Mehr Raum noch als der Text nehmen im Buch aber die Fotos und Illustrationen ein. Während die Schwarz-Weiß-Fotos aus dem Familienarchiv im zweiten Teil des Buches zumeist Menschen in Tracht zeigen, deren Community und Lebenswelt heute in der Form nicht mehr existieren, holen die Illustrationen des studierten Grafikdesigners das Thema ins Heute. Sie begleiten den Text und sie sind auch schwarz-weiß, aber sie sind neu, ungewohnt und modern: Es sind im Prinzip Pixelgrafiken. Zumindest die Autorin dieser Zeilen hat Siebenbürgen so noch nie gesehen. Alexander Hauptkorn selbst sagt, er strebe danach, die Geschichte und Schönheit von Siebenbürgen lebendig zu erhalten und einem breiten Publikum näher zu bringen.

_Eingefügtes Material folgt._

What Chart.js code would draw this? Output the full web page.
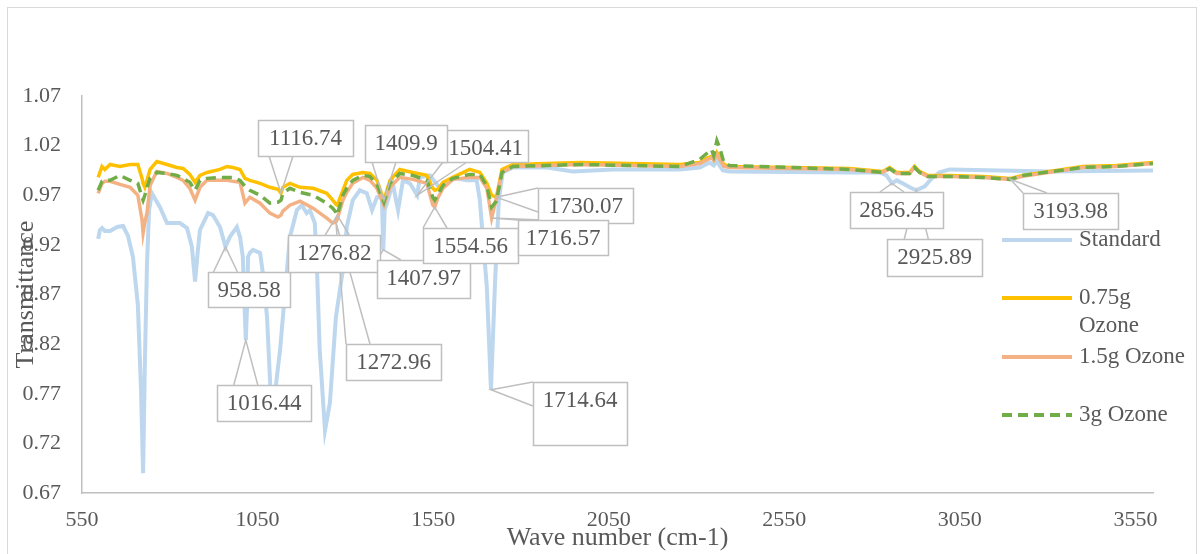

Es ist genau diese Mischung aus dem Alten und dem Neuen, dem Bekannten und dem Überraschenden, das Hauptkorns Projekt so spannend macht. Denn ja, es ist im Moment erst ein Projekt: Unter www.startnext.com/wurzelndersehnsucht hat der Künstler eine Crowdfunding-Kampagne gestartet, deren Ziel der Druck des Buches, aber auch eine begleitende gleichnamige Ausstellung ist, die eine „eindrucksvolle Sammlung von Artefakten, Fotografien und Illustrationen aus dem Buch, die die Geschichte und Traditionen dieser Region zum Leben erwecken“, präsentiert.
Das Diorama aus Lego zeigt Szenen, wie sie die ...
Das Diorama aus Lego zeigt Szenen, wie sie die meisten Sachsen von zu Hause vermutlich kennen – bestickte Wandbehänge inklusive. Foto: Alexander Hauptkorn
Man kann das Projekt ohne jegliche Gegenleistung mit einer Spende unterschützen oder, je nach Höhe des Betrags, zwischen Lego-Paar in Tracht oder dem fertigen Buch wählen. Die Kampagne läuft noch bis zum 1. Juli.

Die Schäßburger Bergkirche in Pixelgrafik und Lego-Figuren in Tracht – so hat man Siebenbürgen und die Siebenbürger Sachsen vermutlich noch nicht gesehen. Dieser neue, ungewohnte Blick ist nicht nur für Landsleute spannend, sondern bietet auch anderen Zugang zur Kultur und Geschichte der Siebenbürger Sachsen. Es ist Hauptkorns erklärtes Ziel, „anderen ein unvergessliches kulturelles Erlebnis zu bieten“ und „die Geschichte Siebenbürgens bekannter zu machen“.

Ich freue mich schon auf mein handsigniertes Buch und werde es gerne all meinen Freunden zeigen.